En 1819, el franciscano Fray Francisco G. Rodríguez relató cómo fue que nació esta tradición religiosa. Resulta que una mujer indígena que trabajaba como lavandera en el río Guadalajara de Buga, guardaba una parte de lo que ganaba para reunir 70 reales y así poder comparar una figura del Santo Cristo.
Cuando finalmente logró ahorrar lo que necesitaba y fue a pedirle al cura que le ayudará a conseguir el Cristo, se cruzó con un padre que lloraba desconsolado porque lo meterían a la cárcel si no pagaba los 70 reales que debía. La mujer no pudo evitar conmoverse con el hombre y le entregó su dinero.
Al ver que el crucifijo no paraba de crecer y ya medía alrededor de un metro, decidió contarle al sacerdote de Buga, quien quedó impactado al verlo y no dudó en que se trataba de un milagro, pues en esa época era muy difícil conseguir una figura de semejante tamaño y menos lo podría haber hecho mujer, que carecía de recursos.
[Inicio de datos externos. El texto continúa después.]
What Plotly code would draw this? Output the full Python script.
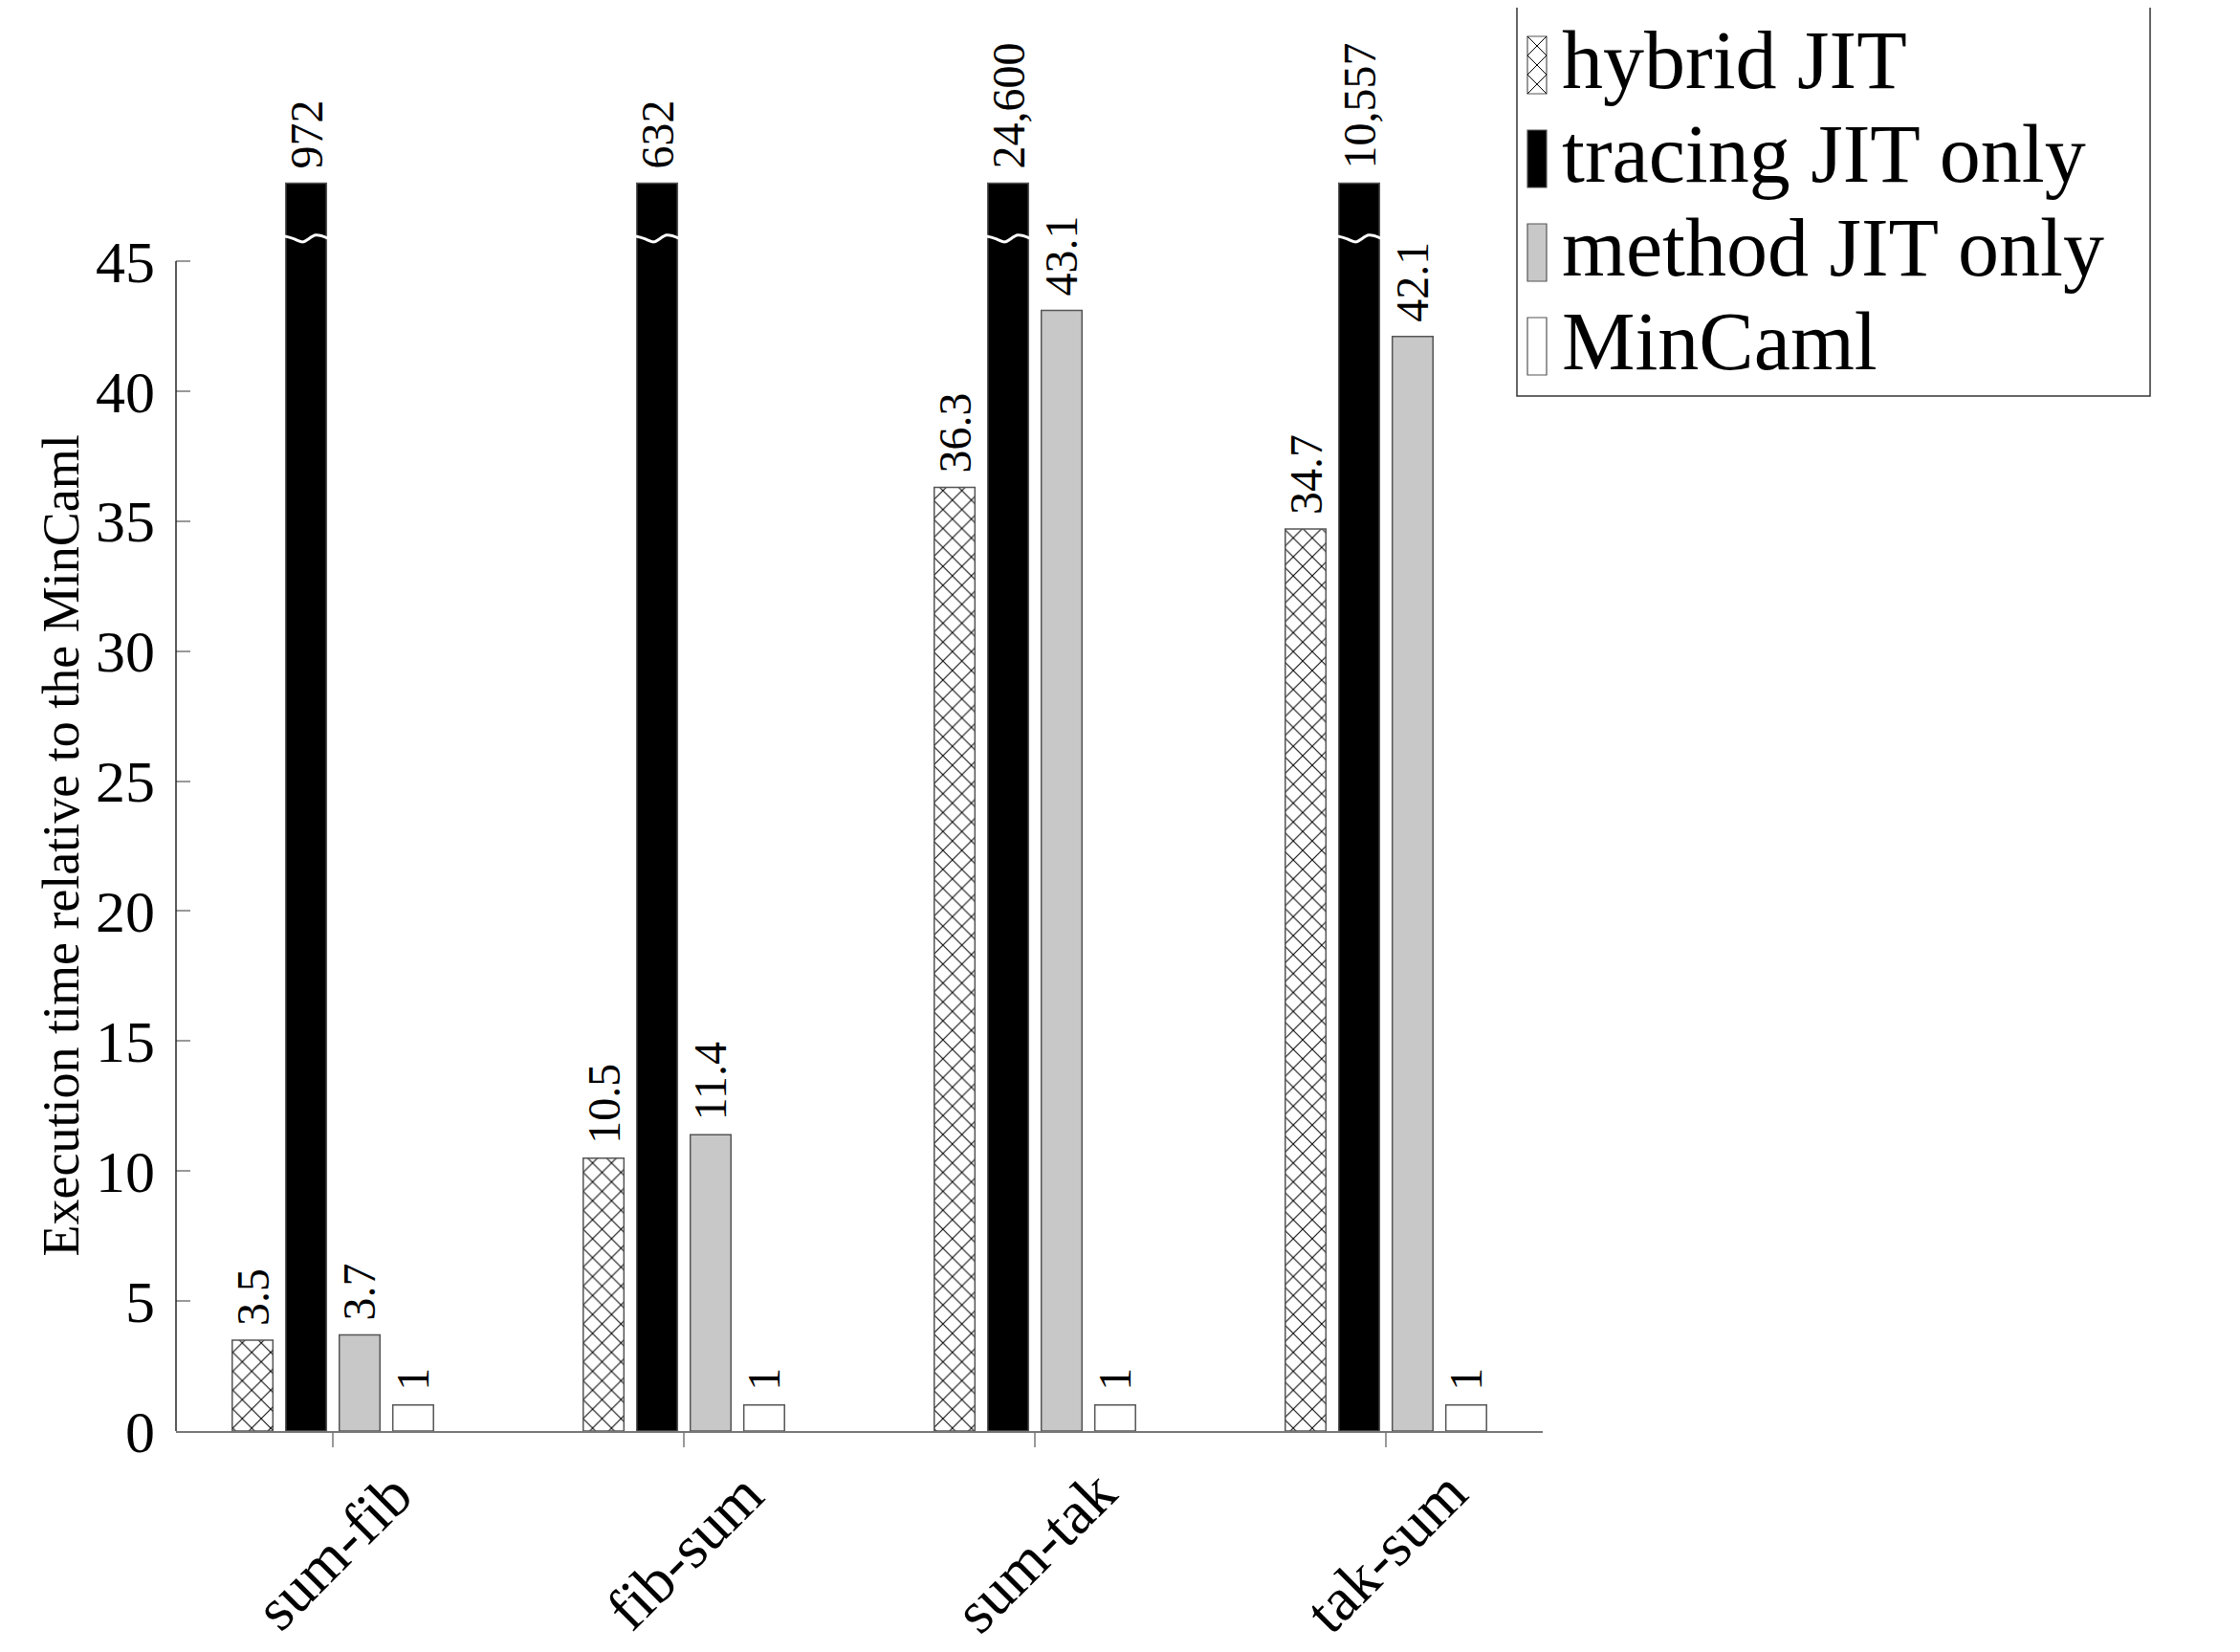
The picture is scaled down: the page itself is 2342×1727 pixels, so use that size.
import plotly.graph_objects as go

# ---------------- data ----------------
CATEGORIES = ["sum-fib", "fib-sum", "sum-tak", "tak-sum"]
SERIES = ["hybrid JIT", "tracing JIT only", "method JIT only", "MinCaml"]
HYBRID = [3.5, 10.5, 36.3, 34.7]
TRACING = [972, 632, 24600, 10557]
METHOD = [3.7, 11.4, 43.1, 42.1]
MINCAML = [1, 1, 1, 1]
Y_TICKS = [0, 5, 10, 15, 20, 25, 30, 35, 40, 45]
Y_TITLE = "Execution time relative to the MinCaml"

# ---------------- display settings ----------------
FONT = "Liberation Serif"
# the page body adds an 8 px margin, so the figure is 16 px smaller than the window
W, H = 2326, 1711
ML, MR, MT, MB = 176, 721, 0, 223
PLOT_W = W - ML - MR
PLOT_H = H - MT - MB
X_RANGE = [-0.4469, 3.4469]
Y_RANGE = [0, 54.75]
CAP = 48          # bars taller than this are drawn broken at this height
BREAK_AT = 45.9   # where the white wavy break mark sits
BARGAP = 0.39
BARGROUPGAP = 0.24
OUTLINE = "#555555"


def fmt(v):
    if float(v).is_integer():
        s = f"{int(v):,}"
    else:
        s = f"{v:g}"
    return "\u00a0" + s   # small gap between bar top and its label


def px(xp):   # figure pixel -> paper x
    return (xp - ML) / PLOT_W


def py(yp):   # figure pixel (from top) -> paper y
    return 1 - (yp - MT) / PLOT_H


fills = ["white", "black", "#c8c8c8", "white"]
hatched = [True, False, False, False]
values = [HYBRID, TRACING, METHOD, MINCAML]

fig = go.Figure()
xs = list(range(len(CATEGORIES)))
for name, vals, fill, hat in zip(SERIES, values, fills, hatched):
    marker = dict(color=fill, line=dict(color=OUTLINE, width=1.5))
    if hat:
        marker["pattern"] = dict(shape="x", fgcolor="black", bgcolor="white",
                                 fgopacity=1, size=14, solidity=0.14)
    fig.add_trace(go.Bar(
        name=name,
        x=xs,
        y=[min(v, CAP) for v in vals],
        text=[fmt(v) for v in vals],
        textposition="outside",
        textangle=-90,
        constraintext="none",
        cliponaxis=False,
        textfont=dict(family=FONT, size=48, color="black"),
        marker=marker,
        showlegend=False,
        hoverinfo="skip",
    ))

# wavy white break marks across the broken (tracing) bars
slot = (1 - BARGAP) / len(SERIES)
k = SERIES.index("tracing JIT only")
center_off = -(1 - BARGAP) / 2 + (k + 0.5) * slot
half = slot * (1 - BARGROUPGAP) / 2 + 0.004
wave_t = [0.0, 0.2, 0.42, 0.72, 1.0]
wave_dy = [0.06, -0.03, -0.16, 0.1, -0.02]
wx, wy = [], []
for i, v in enumerate(TRACING):
    if v > CAP:
        for t, d in zip(wave_t, wave_dy):
            wx.append(i + center_off - half + 2 * half * t)
            wy.append(BREAK_AT + d)
        wx.append(None)
        wy.append(None)
fig.add_trace(go.Scatter(x=wx, y=wy, mode="lines", showlegend=False,
                         line=dict(color="white", width=3, shape="spline"),
                         hoverinfo="skip", cliponaxis=False))

# y axis line only up to the last tick
fig.add_shape(type="line", xref="paper", x0=0, x1=0, yref="y",
              y0=Y_TICKS[0], y1=Y_TICKS[-1], line=dict(color="#222222", width=1.5))

# rotated category labels, centred under their ticks
for i, c in enumerate(CATEGORIES):
    fig.add_annotation(x=i, xref="x", y=0, yref="paper", yshift=-126,
                       xanchor="center", yanchor="middle",
                       text=c, textangle=-45, showarrow=False,
                       font=dict(family=FONT, size=64, color="black"))

# y axis title, centred on the drawn axis line
fig.add_annotation(x=0, xref="paper", xshift=-120,
                   y=(Y_TICKS[0] + Y_TICKS[-1]) / 2, yref="y",
                   xanchor="center", yanchor="middle",
                   text=Y_TITLE, textangle=-90, showarrow=False,
                   font=dict(family=FONT, size=54, color="black"))

# ---------------- legend (box, tall swatches, labels) ----------------
LEG_FONT = 86
LEG_LEFT, LEG_RIGHT = 1578, 2240
LEG_FIRST_BASE, LEG_STEP = 84, 98
SW_L, SW_R, SW_H = 1589, 1609, 60
TXT_X = 1624
LEG_BOTTOM = LEG_FIRST_BASE + LEG_STEP * (len(SERIES) - 1) + 28

fig.add_shape(type="rect", xref="paper", yref="paper",
              x0=px(LEG_LEFT), x1=px(LEG_RIGHT), y0=py(LEG_BOTTOM), y1=py(-4),
              fillcolor="white", line=dict(color="#333333", width=1.5), layer="above")
for j, (name, fill, hat) in enumerate(zip(SERIES, fills, hatched)):
    base = LEG_FIRST_BASE + j * LEG_STEP
    top, bot = base + 6 - SW_H, base + 6
    fig.add_shape(type="rect", xref="paper", yref="paper",
                  x0=px(SW_L), x1=px(SW_R), y0=py(bot), y1=py(top),
                  fillcolor=fill, line=dict(color=OUTLINE, width=1.2), layer="above")
    if hat:
        cell = SW_R - SW_L
        segs = []
        yy = top
        while yy < bot - 1:
            y2 = min(yy + cell, bot)
            frac = (y2 - yy) / cell
            segs.append(f"M{px(SW_L)},{py(yy)} L{px(SW_L + cell * frac)},{py(y2)}")
            segs.append(f"M{px(SW_R)},{py(yy)} L{px(SW_R - cell * frac)},{py(y2)}")
            yy = y2
        fig.add_shape(type="path", xref="paper", yref="paper", path=" ".join(segs),
                      line=dict(color="black", width=1), layer="above")
    fig.add_annotation(x=px(TXT_X), xref="paper", y=py(base - 0.34 * LEG_FONT),
                       yref="paper", xanchor="left", yanchor="middle",
                       text=name, showarrow=False, borderpad=0,
                       font=dict(family=FONT, size=LEG_FONT, color="black"))

fig.update_layout(
    width=W, height=H,
    margin=dict(l=ML, r=MR, t=MT, b=MB, autoexpand=False),
    paper_bgcolor="white", plot_bgcolor="white",
    barmode="group", bargap=BARGAP, bargroupgap=BARGROUPGAP,
    font=dict(family=FONT, color="black"),
    showlegend=False,
    xaxis=dict(range=X_RANGE, tickvals=xs, showticklabels=False,
               ticks="outside", ticklen=15, tickcolor="#999999", tickwidth=1.5,
               showline=True, linecolor="#777777", linewidth=1.5,
               showgrid=False, zeroline=False),
    yaxis=dict(range=Y_RANGE, tickvals=Y_TICKS, ticks="inside", ticklen=15,
               tickcolor="#999999", tickwidth=1.5, showline=False,
               showgrid=False, zeroline=False, ticklabelstandoff=21,
               tickfont=dict(family=FONT, size=62, color="black")),
)

fig.write_html("out.html")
La noticia de aquel milagro empezó a difundirse entre los habitantes y poco a poco el Cristo comenzó a deformarse, pues muchos le quitaban pedazos para guardarlos como una reliquia, hasta que mandaron quemar la figura. Sin embargo, lo que no se esperaban era que empezaría a sudar y saldría del fuego aún más hermosa de lo que ya era.
Desde entonces no quedó duda para los feligreses de que se trataba de un verdadero milagro y la veneraron con mucha más devoción. El rancho de la anciana que descubrió el crucifijo se transformó en la basílica menor del Señor de los Milagros, donde cada año llegan los creyentes a celebrar la tradición.